▸ **PROBLEM STATEMENT**
Read the listing and extract each line that includes the word "with".
==== THE INPUT
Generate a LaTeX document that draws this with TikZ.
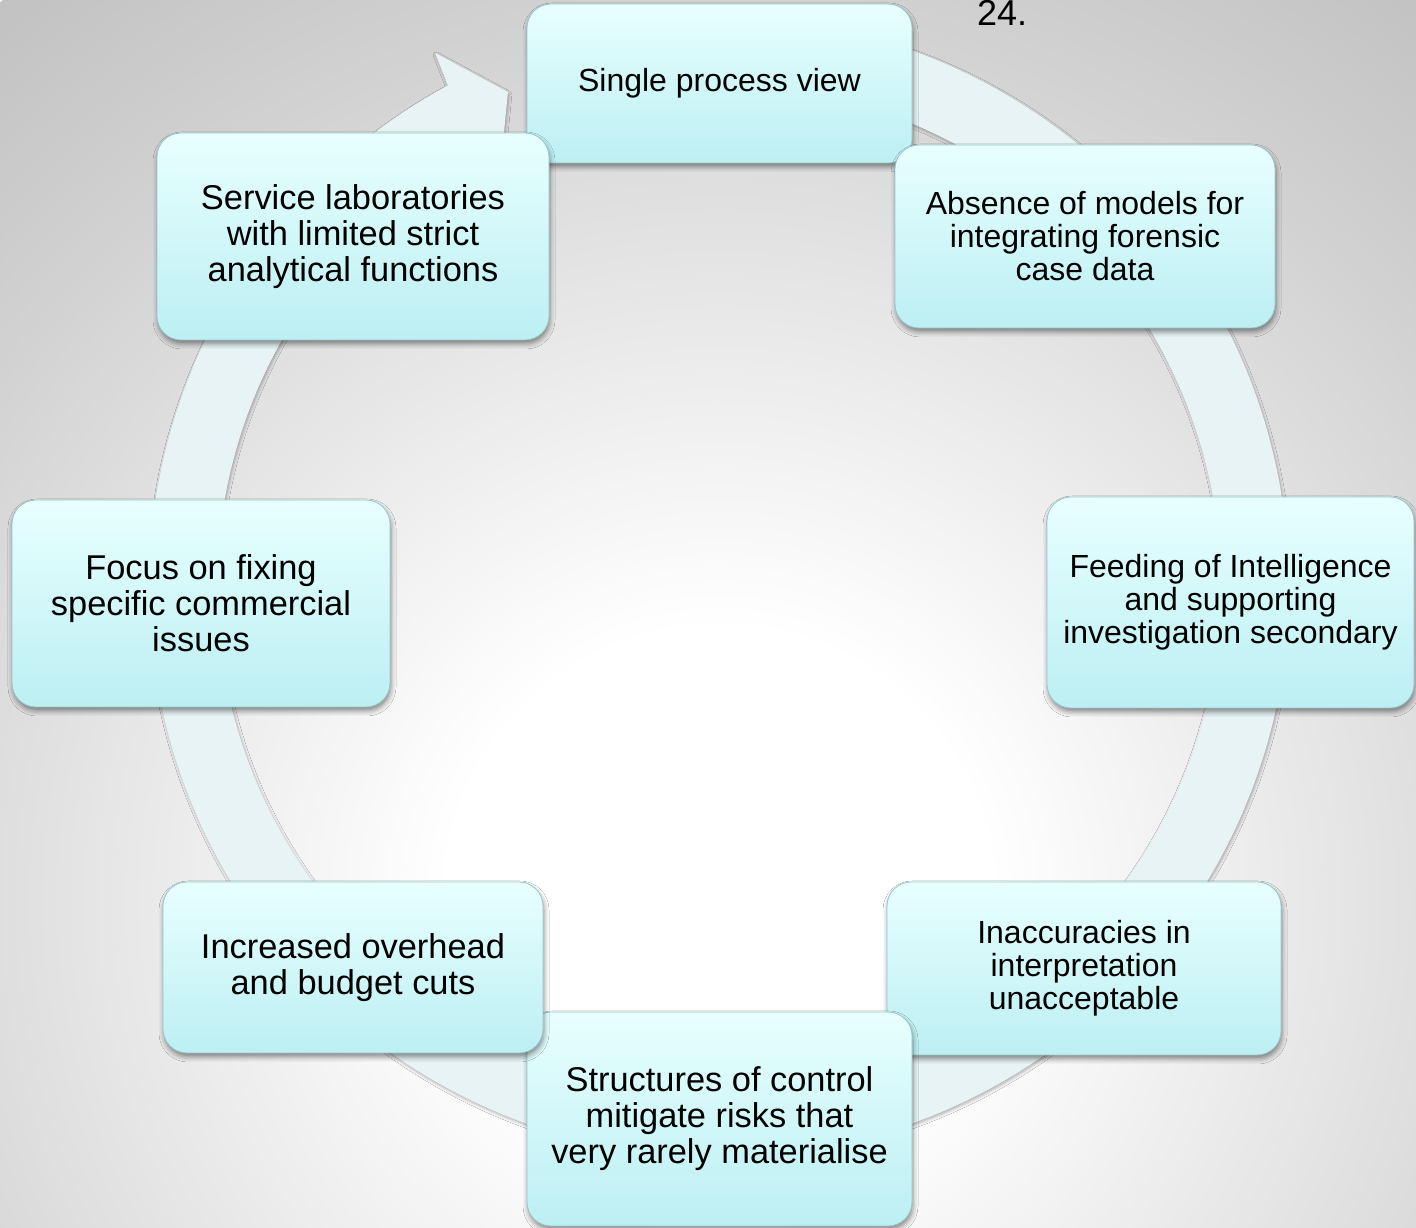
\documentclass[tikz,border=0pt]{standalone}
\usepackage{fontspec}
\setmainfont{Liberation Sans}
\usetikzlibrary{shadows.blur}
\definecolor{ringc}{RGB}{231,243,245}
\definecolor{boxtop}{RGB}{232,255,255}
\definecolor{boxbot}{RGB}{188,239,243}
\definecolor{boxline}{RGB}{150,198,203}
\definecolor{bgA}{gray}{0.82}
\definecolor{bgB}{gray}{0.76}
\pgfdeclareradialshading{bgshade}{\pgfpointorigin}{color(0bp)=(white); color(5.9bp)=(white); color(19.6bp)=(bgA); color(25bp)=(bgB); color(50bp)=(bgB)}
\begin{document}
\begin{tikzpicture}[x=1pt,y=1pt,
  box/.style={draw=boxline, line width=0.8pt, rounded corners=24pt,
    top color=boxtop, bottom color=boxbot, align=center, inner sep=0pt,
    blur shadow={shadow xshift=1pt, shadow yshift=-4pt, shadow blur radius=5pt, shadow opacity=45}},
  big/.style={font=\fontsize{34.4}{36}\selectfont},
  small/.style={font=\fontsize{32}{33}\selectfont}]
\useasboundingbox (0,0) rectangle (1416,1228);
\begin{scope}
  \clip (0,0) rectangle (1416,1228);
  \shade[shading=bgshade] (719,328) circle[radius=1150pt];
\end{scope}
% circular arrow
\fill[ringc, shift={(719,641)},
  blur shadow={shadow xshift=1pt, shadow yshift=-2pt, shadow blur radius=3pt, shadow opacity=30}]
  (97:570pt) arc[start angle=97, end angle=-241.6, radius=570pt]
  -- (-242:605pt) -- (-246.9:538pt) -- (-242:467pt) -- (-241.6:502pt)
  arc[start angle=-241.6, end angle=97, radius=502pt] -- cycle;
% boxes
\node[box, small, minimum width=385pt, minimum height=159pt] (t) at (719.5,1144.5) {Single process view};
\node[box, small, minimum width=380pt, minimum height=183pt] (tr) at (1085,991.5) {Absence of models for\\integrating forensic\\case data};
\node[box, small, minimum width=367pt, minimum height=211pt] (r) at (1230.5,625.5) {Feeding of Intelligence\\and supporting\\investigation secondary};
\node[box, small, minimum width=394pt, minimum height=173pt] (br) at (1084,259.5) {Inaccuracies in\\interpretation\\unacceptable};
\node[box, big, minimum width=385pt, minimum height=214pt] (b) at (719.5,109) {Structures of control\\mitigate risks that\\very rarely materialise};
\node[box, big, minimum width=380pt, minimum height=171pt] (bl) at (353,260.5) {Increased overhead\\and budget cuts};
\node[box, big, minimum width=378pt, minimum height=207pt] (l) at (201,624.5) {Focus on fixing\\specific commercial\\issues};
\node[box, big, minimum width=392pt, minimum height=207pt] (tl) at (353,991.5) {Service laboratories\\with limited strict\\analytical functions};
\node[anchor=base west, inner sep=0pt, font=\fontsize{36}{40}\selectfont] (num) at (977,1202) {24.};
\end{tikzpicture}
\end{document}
========
==== THE INPUT
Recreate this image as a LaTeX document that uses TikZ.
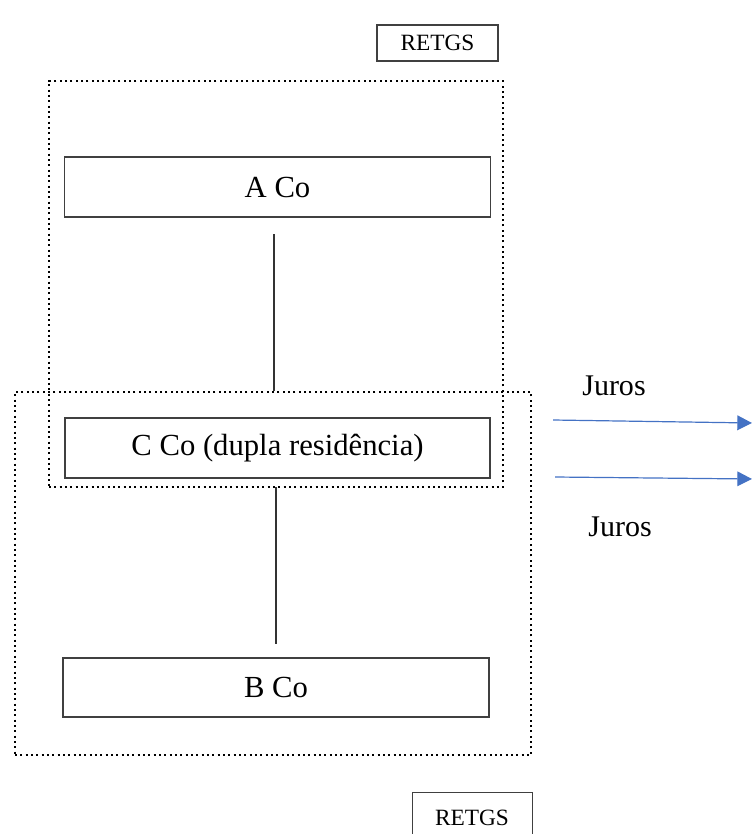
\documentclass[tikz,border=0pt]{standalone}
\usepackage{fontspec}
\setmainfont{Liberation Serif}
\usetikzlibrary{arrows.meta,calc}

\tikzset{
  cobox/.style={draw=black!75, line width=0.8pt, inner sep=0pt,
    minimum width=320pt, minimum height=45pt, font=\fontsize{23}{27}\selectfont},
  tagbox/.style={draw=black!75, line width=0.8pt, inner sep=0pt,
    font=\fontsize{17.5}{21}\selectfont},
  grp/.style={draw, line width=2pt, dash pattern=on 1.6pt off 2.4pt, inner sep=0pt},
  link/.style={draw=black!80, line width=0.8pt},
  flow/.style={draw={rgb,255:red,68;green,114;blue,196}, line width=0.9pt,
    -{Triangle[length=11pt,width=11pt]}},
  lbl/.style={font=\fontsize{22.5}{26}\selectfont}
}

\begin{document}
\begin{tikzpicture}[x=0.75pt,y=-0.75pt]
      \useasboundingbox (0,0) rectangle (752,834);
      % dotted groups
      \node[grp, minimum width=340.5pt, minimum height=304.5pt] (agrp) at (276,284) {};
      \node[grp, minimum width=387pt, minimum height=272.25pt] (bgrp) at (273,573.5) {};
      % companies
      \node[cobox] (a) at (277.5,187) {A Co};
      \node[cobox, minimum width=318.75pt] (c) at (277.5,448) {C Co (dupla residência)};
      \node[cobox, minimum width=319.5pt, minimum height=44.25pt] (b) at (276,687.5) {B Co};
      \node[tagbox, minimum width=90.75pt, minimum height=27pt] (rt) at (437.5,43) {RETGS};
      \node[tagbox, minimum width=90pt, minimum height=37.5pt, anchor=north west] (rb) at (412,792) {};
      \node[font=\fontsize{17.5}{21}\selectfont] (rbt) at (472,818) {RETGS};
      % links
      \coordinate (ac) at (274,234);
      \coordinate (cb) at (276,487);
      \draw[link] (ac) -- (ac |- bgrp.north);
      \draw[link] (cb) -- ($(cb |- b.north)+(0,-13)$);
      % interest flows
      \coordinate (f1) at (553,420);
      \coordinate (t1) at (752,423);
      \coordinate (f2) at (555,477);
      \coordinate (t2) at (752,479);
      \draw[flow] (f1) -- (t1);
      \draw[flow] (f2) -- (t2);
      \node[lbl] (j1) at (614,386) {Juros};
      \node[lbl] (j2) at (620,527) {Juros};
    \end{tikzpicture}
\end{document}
========
▸ **RESULT OF THIS TASK**
Generate a LaTeX document that draws this with TikZ.
\node[box, big, minimum width=392pt, minimum height=207pt] (tl) at (353,991.5) {Service laboratories\\with limited strict\\analytical functions};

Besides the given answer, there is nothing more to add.